Exercise objective -
Omit every picture, and retype the lines that run from the beginning of the data below through the line containing "import pandas as pd", inclusive.

Dataset section -
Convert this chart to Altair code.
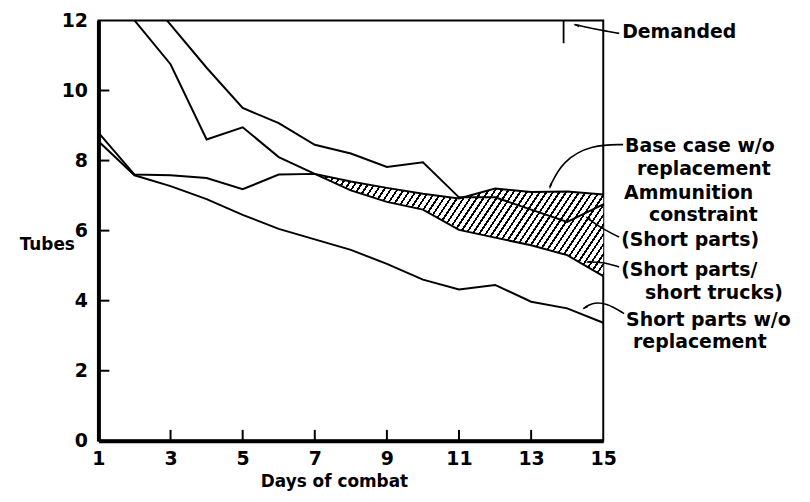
import altair as alt
import pandas as pd

# ---------------- data ----------------
days_full = list(range(1, 16))
base_case_wo_repl = [8.8, 7.6, 7.58, 7.5, 7.18, 7.6, 7.62, 7.4, 7.22, 7.05, 6.92, 7.2, 7.1, 7.12, 7.03]
short_parts_wo_repl = [8.55, 7.58, 7.27, 6.9, 6.45, 6.05, 5.75, 5.45, 5.05, 4.6, 4.32, 4.45, 3.97, 3.78, 3.37]

days_trucks = [2, 3, 4, 5, 6, 7, 8, 9, 10, 11, 12, 13, 14, 15]
short_parts_trucks = [12.0, 10.75, 8.6, 8.95, 8.1, 7.62, 7.15, 6.82, 6.6, 6.02, 5.8, 5.58, 5.3, 4.7]

days_parts = [2.9, 4, 5, 6, 7, 8, 9, 10, 11, 12, 13, 14, 15]
short_parts = [12.0, 10.65, 9.5, 9.07, 8.45, 8.2, 7.82, 7.95, 6.95, 6.95, 6.6, 6.25, 6.75]

demanded_day = 13.9
demanded_from = 11.35
demanded_to = 12.0

x_tick_labels = [1, 3, 5, 7, 9, 11, 13, 15]
y_tick_labels = [0, 2, 4, 6, 8, 10, 12]
x_inner_ticks = [3, 5, 7, 9, 11, 13]
y_inner_ticks = [2, 4, 6, 8, 10]

# ---------------- layout / style ----------------
PAD_L, PAD_T = 91, 11
PLOT_W, PLOT_H = 508, 423
X0, Y0 = 8 + PAD_L, 8 + PAD_T   # page position of plot origin (annotation layout)
FONT = "DejaVu Sans"
INK = "black"

xs = alt.Scale(domain=[1, 15], nice=False, zero=False)
ys = alt.Scale(domain=[0, 12], nice=False, zero=True)

x_axis = alt.Axis(
    values=x_tick_labels, title="Days of combat", ticks=False, grid=False,
    labelPadding=9, labelFlush=False, labelOverlap=False,
    domainColor=INK, domainWidth=4,
    titleX=237, titleY=46, titleAlign="center", titleBaseline="alphabetic",
)
y_axis = alt.Axis(
    values=y_tick_labels, title="Tubes", ticks=False, grid=False,
    labelPadding=11, labelFlush=False, labelOverlap=False,
    domainColor=INK, domainWidth=4,
    titleAngle=0, titleX=-52, titleY=244 - Y0, titleAlign="center",
    titleBaseline="middle",
)

# series table
rows = []
for d, v in zip(days_full, base_case_wo_repl):
    rows.append({"day": d, "tubes": v, "series": "Base case w/o replacement"})
for d, v in zip(days_full, short_parts_wo_repl):
    rows.append({"day": d, "tubes": v, "series": "Short parts w/o replacement"})
for d, v in zip(days_trucks, short_parts_trucks):
    rows.append({"day": d, "tubes": v, "series": "Short parts/short trucks"})
for d, v in zip(days_parts, short_parts):
    rows.append({"day": d, "tubes": v, "series": "Short parts"})
lines_df = pd.DataFrame(rows)

# hatched band (ammunition constraint) between base case and short parts/short trucks
hatch_days = [d for d in days_full if d >= 7]
hatch_top = [base_case_wo_repl[days_full.index(d)] for d in hatch_days]
hatch_bot = [short_parts_trucks[days_trucks.index(d)] for d in hatch_days]
hatch_df = pd.DataFrame({"day": hatch_days, "tubes": hatch_top, "bot": hatch_bot})

# stripe fill built as a hard-stop linear gradient (pure styling)
W = (max(hatch_days) - min(hatch_days)) / 14 * PLOT_W
H = (max(hatch_top) - min(hatch_bot)) / 12 * PLOT_H
k, P, f = 1.5, 6.6, 0.33
r = H / (k * W)
a = (1 + r) / (1 + r * r)
dt = (P / W) / (1 + r)
stops = []
i = 0
while i * dt < 1:
    t0 = i * dt
    t1 = min(t0 + f * dt, 1.0)
    t2 = min((i + 1) * dt, 1.0)
    stops += [(t0, INK), (t1, INK), (t1, "white"), (t2, "white")]
    i += 1
gradient = alt.LinearGradient(
    gradient="linear",
    stops=[alt.GradientStop(color=c, offset=round(o, 5)) for o, c in stops],
    x1=0, y1=0, x2=a, y2=a * r,
)

hatch = alt.Chart(hatch_df).mark_area(fill=gradient).encode(
    x=alt.X("day:Q", scale=xs, axis=x_axis),
    y=alt.Y("tubes:Q", scale=ys, axis=y_axis),
    y2="bot:Q",
)

lines = alt.Chart(lines_df).mark_line(color=INK, strokeWidth=2).encode(
    x=alt.X("day:Q", scale=xs, axis=x_axis),
    y=alt.Y("tubes:Q", scale=ys, axis=y_axis),
    detail="series:N",
)

demand_df = pd.DataFrame({"day": [demanded_day], "tubes": [demanded_from], "hi": [demanded_to]})
demand = alt.Chart(demand_df).mark_rule(color=INK, strokeWidth=1.8).encode(
    x=alt.X("day:Q", scale=xs, axis=x_axis),
    y=alt.Y("tubes:Q", scale=ys, axis=y_axis), y2="hi:Q"
)

ytick = alt.Chart(pd.DataFrame({"tubes": y_inner_ticks})).mark_rule(color=INK, strokeWidth=2).encode(
    y=alt.Y("tubes:Q", scale=ys, axis=y_axis), x=alt.value(0), x2=alt.value(11)
)
xtick = alt.Chart(pd.DataFrame({"day": x_inner_ticks})).mark_rule(color=INK, strokeWidth=2).encode(
    x=alt.X("day:Q", scale=xs, axis=x_axis), y=alt.value(PLOT_H), y2=alt.value(PLOT_H - 11)
)

# annotation text (page layout positions)
label_lines = ["Demanded", "Base case w/o", "replacement", "Ammunition", "constraint",
               "(Short parts)", "(Short parts/", "short trucks)", "Short parts w/o", "replacement"]
label_pos = [(626, 31), (629, 145), (641, 169), (628, 193), (653, 215),
             (625, 240), (625, 270), (649, 293), (630, 320), (637, 343)]
labels_df = pd.DataFrame({
    "text": label_lines,
    "px": [p[0] - X0 for p in label_pos],
    "py": [p[1] - Y0 for p in label_pos],
})
labels = alt.Chart(labels_df).mark_text(
    font=FONT, fontSize=19, fontWeight="bold", align="left", baseline="middle", color=INK
).encode(
    x=alt.X("px:Q", scale=None, axis=None),
    y=alt.Y("py:Q", scale=None, axis=None),
    text="text:N",
)

leader_paths = {
    "demanded": [(623, 32), (600, 28), (578, 23)],
    "base": [(627, 144), (596, 144), (566, 160), (553, 187)],
    "parts": [(623, 237), (605, 228), (590, 217)],
    "trucks": [(623, 267), (606, 262), (591, 262)],
    "wo": [(628, 314), (610, 303), (595, 303), (587, 309)],
}
arrow_tips = [(577, 23, 285), (553, 189, 195), (589, 216, 307), (589, 262, 270), (586, 310, 236)]

lrows = []
for key, pts in leader_paths.items():
    for j, (px, py) in enumerate(pts):
        lrows.append({"id": key, "o": j, "px": px - X0, "py": py - Y0})
leaders = alt.Chart(pd.DataFrame(lrows)).mark_line(
    color=INK, strokeWidth=1.6, interpolate="basis"
).encode(
    x=alt.X("px:Q", scale=None, axis=None),
    y=alt.Y("py:Q", scale=None, axis=None),
    detail="id:N",
    order="o:Q",
)
arrows_df = pd.DataFrame({
    "px": [t[0] - X0 for t in arrow_tips],
    "py": [t[1] - Y0 for t in arrow_tips],
    "ang": [t[2] for t in arrow_tips],
})
arrows = alt.Chart(arrows_df).mark_point(
    shape="M0,0L-0.45,2.2L0.45,2.2Z", filled=True, size=30, color=INK, opacity=1
).encode(
    x=alt.X("px:Q", scale=None, axis=None),
    y=alt.Y("py:Q", scale=None, axis=None),
    angle=alt.Angle("ang:Q", scale=None),
)

chart = alt.layer(hatch, lines, demand, ytick, xtick, leaders, arrows, labels).properties(
    width=PLOT_W, height=PLOT_H,
    autosize=alt.AutoSizeParams(type="none"),
    padding={"left": PAD_L, "top": PAD_T, "right": 200, "bottom": 50},
    background="white",
).configure_view(
    stroke=INK, strokeWidth=2
).configure_axis(
    labelFont=FONT, labelFontSize=19, labelFontWeight="bold", labelColor=INK,
    titleFont=FONT, titleFontSize=17, titleFontWeight="bold", titleColor=INK,
)

chart.save("out.html", embed_options={"renderer": "svg", "actions": False})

Problem solution -
Convert this chart to Altair code.
import altair as alt
import pandas as pd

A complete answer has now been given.